Brief:
Below this line are records; write out exactly the lines from the one containing "Give me the" through the one containing "const seriesNames = ['No", with the pictures left out.

--- BEGIN ---

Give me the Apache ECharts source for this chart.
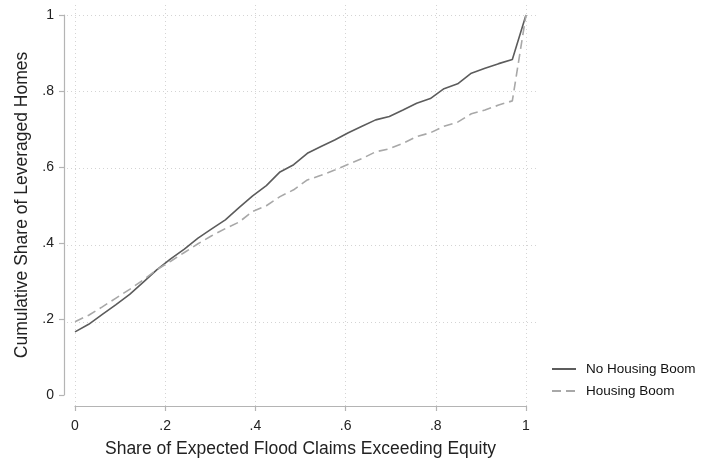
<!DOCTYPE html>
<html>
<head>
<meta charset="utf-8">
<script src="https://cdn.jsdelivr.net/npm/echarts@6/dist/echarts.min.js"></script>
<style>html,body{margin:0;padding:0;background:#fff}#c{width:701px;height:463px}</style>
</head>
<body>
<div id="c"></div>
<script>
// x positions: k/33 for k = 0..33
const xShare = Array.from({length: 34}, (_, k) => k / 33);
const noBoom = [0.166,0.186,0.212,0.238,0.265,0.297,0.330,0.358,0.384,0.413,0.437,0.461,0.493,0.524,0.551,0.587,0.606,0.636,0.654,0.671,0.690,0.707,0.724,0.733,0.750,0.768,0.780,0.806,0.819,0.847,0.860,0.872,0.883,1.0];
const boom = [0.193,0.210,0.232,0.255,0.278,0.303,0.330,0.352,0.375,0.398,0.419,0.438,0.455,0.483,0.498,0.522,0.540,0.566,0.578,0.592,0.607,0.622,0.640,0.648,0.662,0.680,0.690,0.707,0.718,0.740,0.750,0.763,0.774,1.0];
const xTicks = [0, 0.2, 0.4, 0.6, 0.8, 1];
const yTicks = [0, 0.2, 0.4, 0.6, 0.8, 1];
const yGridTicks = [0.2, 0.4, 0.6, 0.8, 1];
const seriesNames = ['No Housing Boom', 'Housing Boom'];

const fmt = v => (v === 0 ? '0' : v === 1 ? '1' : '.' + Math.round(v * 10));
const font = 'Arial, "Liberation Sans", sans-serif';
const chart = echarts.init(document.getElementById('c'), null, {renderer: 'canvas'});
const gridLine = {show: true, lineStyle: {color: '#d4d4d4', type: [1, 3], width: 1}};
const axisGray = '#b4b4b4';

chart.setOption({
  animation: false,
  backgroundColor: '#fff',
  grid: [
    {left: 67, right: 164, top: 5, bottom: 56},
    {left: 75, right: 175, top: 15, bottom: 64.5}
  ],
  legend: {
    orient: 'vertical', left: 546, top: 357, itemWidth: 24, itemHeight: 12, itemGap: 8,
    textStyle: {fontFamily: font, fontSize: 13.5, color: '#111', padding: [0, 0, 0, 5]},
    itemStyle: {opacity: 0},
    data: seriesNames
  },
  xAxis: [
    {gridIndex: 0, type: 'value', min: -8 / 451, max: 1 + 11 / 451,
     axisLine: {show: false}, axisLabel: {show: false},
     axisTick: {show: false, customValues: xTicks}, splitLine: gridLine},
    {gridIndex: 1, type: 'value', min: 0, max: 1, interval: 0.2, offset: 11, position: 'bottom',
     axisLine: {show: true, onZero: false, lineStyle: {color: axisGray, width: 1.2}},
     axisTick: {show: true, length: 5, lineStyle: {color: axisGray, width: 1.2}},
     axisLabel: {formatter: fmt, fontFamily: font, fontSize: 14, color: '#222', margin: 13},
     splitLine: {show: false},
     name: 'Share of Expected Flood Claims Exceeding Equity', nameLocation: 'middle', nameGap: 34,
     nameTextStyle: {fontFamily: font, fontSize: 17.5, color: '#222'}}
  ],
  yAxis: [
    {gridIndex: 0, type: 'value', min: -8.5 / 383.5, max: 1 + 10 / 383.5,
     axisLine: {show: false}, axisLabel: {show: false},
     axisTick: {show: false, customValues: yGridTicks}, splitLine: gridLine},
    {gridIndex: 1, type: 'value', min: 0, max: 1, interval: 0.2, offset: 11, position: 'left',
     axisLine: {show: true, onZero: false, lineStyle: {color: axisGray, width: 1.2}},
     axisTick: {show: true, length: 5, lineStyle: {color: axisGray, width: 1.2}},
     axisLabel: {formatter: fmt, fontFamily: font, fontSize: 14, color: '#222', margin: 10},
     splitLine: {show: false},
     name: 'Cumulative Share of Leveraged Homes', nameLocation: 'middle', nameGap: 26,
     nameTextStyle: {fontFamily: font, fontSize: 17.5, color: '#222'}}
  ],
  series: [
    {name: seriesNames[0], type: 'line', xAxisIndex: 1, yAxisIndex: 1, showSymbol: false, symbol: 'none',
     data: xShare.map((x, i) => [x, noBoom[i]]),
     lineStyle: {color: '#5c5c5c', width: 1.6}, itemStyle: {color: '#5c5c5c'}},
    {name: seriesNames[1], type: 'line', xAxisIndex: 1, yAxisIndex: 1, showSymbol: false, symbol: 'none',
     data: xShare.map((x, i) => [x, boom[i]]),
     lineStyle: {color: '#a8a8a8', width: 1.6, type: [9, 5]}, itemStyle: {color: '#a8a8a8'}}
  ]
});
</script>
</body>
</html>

--- END ---
--- BEGIN ---

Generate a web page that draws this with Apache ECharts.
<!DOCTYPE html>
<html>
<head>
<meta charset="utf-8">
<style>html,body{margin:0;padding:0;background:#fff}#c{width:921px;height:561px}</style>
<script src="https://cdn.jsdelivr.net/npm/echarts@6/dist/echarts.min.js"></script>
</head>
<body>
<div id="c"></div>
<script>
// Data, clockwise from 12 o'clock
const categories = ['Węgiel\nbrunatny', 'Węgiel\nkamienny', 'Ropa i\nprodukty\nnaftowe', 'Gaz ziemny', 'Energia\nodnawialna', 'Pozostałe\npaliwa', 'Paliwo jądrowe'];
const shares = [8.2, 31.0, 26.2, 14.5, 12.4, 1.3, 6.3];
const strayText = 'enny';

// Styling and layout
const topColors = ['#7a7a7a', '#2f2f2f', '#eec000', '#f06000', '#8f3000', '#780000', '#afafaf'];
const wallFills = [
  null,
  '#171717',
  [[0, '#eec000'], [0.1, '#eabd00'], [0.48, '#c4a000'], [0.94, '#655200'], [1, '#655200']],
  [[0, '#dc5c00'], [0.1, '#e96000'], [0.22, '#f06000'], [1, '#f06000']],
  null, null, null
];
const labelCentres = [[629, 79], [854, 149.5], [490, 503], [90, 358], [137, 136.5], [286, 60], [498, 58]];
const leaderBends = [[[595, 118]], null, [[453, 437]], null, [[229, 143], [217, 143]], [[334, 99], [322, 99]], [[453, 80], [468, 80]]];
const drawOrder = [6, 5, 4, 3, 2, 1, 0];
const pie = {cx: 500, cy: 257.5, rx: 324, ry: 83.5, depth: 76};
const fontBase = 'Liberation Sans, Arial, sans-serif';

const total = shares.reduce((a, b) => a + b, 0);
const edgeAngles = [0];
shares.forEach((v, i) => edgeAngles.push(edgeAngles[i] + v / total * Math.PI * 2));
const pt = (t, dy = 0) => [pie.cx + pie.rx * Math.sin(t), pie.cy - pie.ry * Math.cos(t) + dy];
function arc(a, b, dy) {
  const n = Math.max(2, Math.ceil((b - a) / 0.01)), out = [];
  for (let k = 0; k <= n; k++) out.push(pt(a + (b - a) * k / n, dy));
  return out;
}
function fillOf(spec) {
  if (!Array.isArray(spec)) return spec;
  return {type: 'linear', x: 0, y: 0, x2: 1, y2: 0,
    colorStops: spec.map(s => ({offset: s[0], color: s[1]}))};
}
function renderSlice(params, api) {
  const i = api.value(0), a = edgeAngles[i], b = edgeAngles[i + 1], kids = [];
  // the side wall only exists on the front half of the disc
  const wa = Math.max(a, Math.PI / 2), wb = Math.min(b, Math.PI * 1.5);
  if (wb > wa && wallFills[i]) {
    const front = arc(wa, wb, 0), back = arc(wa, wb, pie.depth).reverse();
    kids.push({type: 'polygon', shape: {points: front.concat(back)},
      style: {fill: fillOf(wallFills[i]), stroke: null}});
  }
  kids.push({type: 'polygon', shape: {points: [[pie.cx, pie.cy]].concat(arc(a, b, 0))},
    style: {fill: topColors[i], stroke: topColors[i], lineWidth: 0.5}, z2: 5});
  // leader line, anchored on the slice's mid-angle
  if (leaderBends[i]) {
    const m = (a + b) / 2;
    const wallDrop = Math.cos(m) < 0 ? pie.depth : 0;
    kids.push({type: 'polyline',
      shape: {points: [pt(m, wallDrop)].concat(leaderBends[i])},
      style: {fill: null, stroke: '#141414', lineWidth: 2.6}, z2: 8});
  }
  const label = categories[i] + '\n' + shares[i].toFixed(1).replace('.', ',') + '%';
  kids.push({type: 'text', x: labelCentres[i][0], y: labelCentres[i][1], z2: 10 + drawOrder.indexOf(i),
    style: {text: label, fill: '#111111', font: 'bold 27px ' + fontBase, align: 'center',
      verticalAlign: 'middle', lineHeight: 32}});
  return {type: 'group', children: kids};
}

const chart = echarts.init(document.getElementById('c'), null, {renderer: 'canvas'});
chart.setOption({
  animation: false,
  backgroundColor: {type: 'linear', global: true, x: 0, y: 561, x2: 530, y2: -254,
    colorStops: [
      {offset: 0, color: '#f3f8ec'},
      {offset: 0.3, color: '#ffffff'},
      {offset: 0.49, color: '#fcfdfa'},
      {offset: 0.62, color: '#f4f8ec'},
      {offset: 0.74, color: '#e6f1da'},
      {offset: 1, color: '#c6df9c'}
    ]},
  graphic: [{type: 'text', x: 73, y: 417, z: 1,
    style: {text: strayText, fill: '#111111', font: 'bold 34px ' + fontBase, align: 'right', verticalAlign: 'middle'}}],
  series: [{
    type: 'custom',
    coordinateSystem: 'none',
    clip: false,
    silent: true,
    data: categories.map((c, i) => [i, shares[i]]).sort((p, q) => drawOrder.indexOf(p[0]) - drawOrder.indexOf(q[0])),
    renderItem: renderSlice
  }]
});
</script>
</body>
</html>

--- END ---

Final result:
Give me the Apache ECharts source for this chart.
<!DOCTYPE html>
<html>
<head>
<meta charset="utf-8">
<script src="https://cdn.jsdelivr.net/npm/echarts@6/dist/echarts.min.js"></script>
<style>html,body{margin:0;padding:0;background:#fff}#c{width:701px;height:463px}</style>
</head>
<body>
<div id="c"></div>
<script>
// x positions: k/33 for k = 0..33
const xShare = Array.from({length: 34}, (_, k) => k / 33);
const noBoom = [0.166,0.186,0.212,0.238,0.265,0.297,0.330,0.358,0.384,0.413,0.437,0.461,0.493,0.524,0.551,0.587,0.606,0.636,0.654,0.671,0.690,0.707,0.724,0.733,0.750,0.768,0.780,0.806,0.819,0.847,0.860,0.872,0.883,1.0];
const boom = [0.193,0.210,0.232,0.255,0.278,0.303,0.330,0.352,0.375,0.398,0.419,0.438,0.455,0.483,0.498,0.522,0.540,0.566,0.578,0.592,0.607,0.622,0.640,0.648,0.662,0.680,0.690,0.707,0.718,0.740,0.750,0.763,0.774,1.0];
const xTicks = [0, 0.2, 0.4, 0.6, 0.8, 1];
const yTicks = [0, 0.2, 0.4, 0.6, 0.8, 1];
const yGridTicks = [0.2, 0.4, 0.6, 0.8, 1];
const seriesNames = ['No Housing Boom', 'Housing Boom'];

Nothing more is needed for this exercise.